The NFC West bloggers from the FanSided Sports Network are working together to create a team featuring the best players from the division. Check out analysis on other positions: quarterback, running back, wide receiver, tight end, and offensive tackle.

Two offensive guards will be selected to represent the NFC West. Feel free to share your opinion, and don’t forget to vote!

Offensive Guards:

Arizona Cardinals: Alan Faneca

Faneca has reunited with Ken Whisenhunt and Russ Grimm in Arizona after spending two subpar seasons with the New York Jets. A nine-time Pro Bowler, Faneca has been widely regarded as one of the best interior linemen of the past decade. At 33 years old, however, Faneca’s best years are probably behind him. The All-Pro guard could be more comfortable in Arizona’s scheme, however, and might be able to find success again.

Arizona Cardinals: Deuce Lutui

At 6-foot-4, 338 pounds, Lutui is a massive, powerful anchor inside of Arizona’s offensive line. He’ll find himself competing against a more athletic Reggie Wells for a starting job, but Lutui’s strength is hard to pass up. He has struggled at times to protect the passer, but improved steadily last season and did not allow a sack in the final twelve games. Improved technique and extraordinary strength should make Lutui the starting right guard in Arizona for the fourth consecutive season.

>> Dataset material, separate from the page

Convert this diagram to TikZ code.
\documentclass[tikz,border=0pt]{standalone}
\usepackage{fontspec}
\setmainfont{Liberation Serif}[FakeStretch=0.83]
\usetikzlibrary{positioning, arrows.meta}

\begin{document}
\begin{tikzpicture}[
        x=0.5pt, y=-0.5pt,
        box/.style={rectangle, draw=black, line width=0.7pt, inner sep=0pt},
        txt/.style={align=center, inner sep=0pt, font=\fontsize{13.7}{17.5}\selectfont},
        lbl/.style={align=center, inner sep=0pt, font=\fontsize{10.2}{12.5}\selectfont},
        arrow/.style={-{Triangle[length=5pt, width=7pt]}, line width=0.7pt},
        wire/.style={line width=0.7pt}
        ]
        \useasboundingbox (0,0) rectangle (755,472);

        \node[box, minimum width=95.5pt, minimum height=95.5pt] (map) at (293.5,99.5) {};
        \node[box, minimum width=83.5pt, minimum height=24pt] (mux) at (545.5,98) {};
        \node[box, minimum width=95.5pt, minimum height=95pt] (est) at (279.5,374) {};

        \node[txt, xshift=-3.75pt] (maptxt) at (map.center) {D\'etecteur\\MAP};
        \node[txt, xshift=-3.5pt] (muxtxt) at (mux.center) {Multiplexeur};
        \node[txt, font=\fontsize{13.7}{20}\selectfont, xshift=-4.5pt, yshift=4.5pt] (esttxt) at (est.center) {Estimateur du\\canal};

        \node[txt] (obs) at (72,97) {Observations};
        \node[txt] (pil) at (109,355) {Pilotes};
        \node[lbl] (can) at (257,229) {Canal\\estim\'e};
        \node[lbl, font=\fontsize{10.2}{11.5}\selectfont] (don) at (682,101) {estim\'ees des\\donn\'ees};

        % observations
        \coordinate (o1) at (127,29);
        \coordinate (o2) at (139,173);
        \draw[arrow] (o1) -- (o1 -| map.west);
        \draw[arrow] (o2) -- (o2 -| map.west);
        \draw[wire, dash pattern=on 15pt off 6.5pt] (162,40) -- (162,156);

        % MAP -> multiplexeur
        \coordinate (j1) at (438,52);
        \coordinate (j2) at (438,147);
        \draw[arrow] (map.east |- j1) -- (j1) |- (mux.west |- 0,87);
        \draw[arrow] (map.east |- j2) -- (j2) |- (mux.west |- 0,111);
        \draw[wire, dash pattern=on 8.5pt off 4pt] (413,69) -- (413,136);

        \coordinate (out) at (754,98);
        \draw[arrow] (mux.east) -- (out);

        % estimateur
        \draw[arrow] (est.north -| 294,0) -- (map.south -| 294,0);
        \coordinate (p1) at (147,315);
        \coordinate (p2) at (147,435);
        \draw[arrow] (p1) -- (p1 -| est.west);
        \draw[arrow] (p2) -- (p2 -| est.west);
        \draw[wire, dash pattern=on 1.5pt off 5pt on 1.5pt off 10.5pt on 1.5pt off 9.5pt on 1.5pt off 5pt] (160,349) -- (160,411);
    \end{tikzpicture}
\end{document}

San Francisco 49ers: Mike Iupati

A first-round pick in the 2010 NFL Draft, Iupati comes to San Francisco with high expectations. At 6-foot-5, 330 pounds, Iupati has exceptional power and should excel at run blocking right away in the NFL. He is quite athletic for his size, but his footwork needs to be improved. He is talented enough to be the starting left guard from day one and should be a cornerstone on San Francisco’s offensive line for the next decade.

San Francisco 49ers: Chilo Rachal

Entering his third season in the NFL, Rachal has started 21 games for the 49ers the past two seasons. Last season, the former USC Trojan struggled early in pass protection, allowing three sacks in the first six games. He recovered, however, and allowed only one sack the rest of the way. Especially in the second half of the season, Rachal displayed above-average skills in both run and pass blocking. Only 24 years old, he should continue to develop into a very good offensive guard for the 49ers.

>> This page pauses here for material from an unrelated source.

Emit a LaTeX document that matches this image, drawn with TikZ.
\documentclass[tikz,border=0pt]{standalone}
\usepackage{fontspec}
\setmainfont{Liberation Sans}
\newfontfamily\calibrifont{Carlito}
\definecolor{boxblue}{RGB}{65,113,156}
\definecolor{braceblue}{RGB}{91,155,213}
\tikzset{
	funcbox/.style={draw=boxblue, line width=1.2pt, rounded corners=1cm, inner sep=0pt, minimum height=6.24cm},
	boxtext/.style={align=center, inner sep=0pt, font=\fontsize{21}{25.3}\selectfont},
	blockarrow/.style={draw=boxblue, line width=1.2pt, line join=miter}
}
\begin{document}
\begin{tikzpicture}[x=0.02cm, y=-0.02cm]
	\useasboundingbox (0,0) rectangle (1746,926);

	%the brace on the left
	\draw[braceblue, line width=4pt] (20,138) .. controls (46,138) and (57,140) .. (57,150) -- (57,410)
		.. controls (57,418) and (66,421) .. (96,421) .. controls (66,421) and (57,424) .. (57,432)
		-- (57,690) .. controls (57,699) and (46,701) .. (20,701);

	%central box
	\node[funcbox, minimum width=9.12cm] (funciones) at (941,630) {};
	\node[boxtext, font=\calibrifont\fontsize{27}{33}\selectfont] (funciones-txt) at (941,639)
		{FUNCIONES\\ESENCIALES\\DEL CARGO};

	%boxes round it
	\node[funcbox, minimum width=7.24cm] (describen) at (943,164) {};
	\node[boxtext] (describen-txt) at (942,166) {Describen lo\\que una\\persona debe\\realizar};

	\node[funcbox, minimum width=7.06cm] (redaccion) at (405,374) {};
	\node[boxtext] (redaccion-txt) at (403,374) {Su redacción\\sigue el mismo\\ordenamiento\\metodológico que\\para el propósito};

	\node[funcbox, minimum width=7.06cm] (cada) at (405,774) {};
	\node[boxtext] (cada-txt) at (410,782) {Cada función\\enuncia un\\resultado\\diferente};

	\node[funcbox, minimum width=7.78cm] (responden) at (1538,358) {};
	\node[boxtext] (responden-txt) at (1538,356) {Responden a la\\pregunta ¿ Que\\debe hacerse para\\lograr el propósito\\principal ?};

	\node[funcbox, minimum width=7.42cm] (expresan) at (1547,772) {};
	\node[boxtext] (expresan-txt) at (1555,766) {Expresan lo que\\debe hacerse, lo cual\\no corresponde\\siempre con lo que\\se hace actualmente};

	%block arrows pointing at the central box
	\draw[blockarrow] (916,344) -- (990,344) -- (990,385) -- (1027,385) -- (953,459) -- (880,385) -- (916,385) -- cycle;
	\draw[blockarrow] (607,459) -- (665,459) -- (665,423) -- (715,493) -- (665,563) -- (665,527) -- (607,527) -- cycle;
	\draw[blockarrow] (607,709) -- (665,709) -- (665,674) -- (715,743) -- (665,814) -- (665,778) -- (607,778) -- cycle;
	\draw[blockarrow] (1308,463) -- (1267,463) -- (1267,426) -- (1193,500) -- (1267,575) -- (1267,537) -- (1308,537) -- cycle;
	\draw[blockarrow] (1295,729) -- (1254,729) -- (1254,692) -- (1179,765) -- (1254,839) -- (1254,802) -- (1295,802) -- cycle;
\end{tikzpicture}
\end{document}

Seattle Seahawks: Ben Hamilton

A smaller lineman at 6-foot-4 and only 290 pounds, Hamilton is a perfect fit for Alex Gibbs’ zone-blocking scheme in Seattle. One of the best offensive guards a few years ago with Denver, he became less effective when Josh McDaniels changed the offense and blocking schemes. There is a chance he can rediscover success in Seattle, but he is 33 years old and probably nearing the end of his football career.

Seattle Seahawks: Max Unger

Unger, a versatile second-year player and former second-round draft pick, was one of the few bright spots on Seattle’s offensive line last season. He has good size – 6-foot-5 and 310 pounds – and surprisingly good technique for such a young player. Unger may lack the power necessary to open big holes in the running game, but proved he was more-than-capable in pass protection. He is the starting right guard for now, but probably projects as a center later in his career.

St. Louis Rams: Jacob Bell

Bell has struggled through injuries since joining the St. Louis Rams in 2008 after spending the first four seasons of his career in Tennessee. Bell, like some of the other guards in the division, excels as a pass blocker because of his athleticism and quick feet. And like most agile linemen, he lacks exceptional strength and will probably never be the best at opening running lanes. His tireless work ethic and intelligence, however, usually keeps him one step ahead of the competition.

My take:

Like the offensive tackles, the NFC West is loaded with young prospects along the interior offensive line. There aren’t any elite interior linemen within the division, but a lot of promising young players could develop into future All-Pro guards.

There are so many variables to selecting an all-star team; a zone-blocking scheme, for example, warrants the selection of different players than a power-blocking scheme. Since there is no specific scheme for this team, I’m going to select the two players who have had the most success on their respective teams.

This is sort of a tossup. But in my opinion, those two players are Alan Faneca and Ben Hamilton. Both have proven they’re capable of playing at a high level in the NFL, but they struggled last season and are older than the other candidates. Both Faneca and Hamilton will be playing for new teams this fall, and both situations appear favorable to each.

I’m curious to see how this vote turns out. Let me know what you think; if I had to pick on potential, I’d probably go with Iupati and Unger.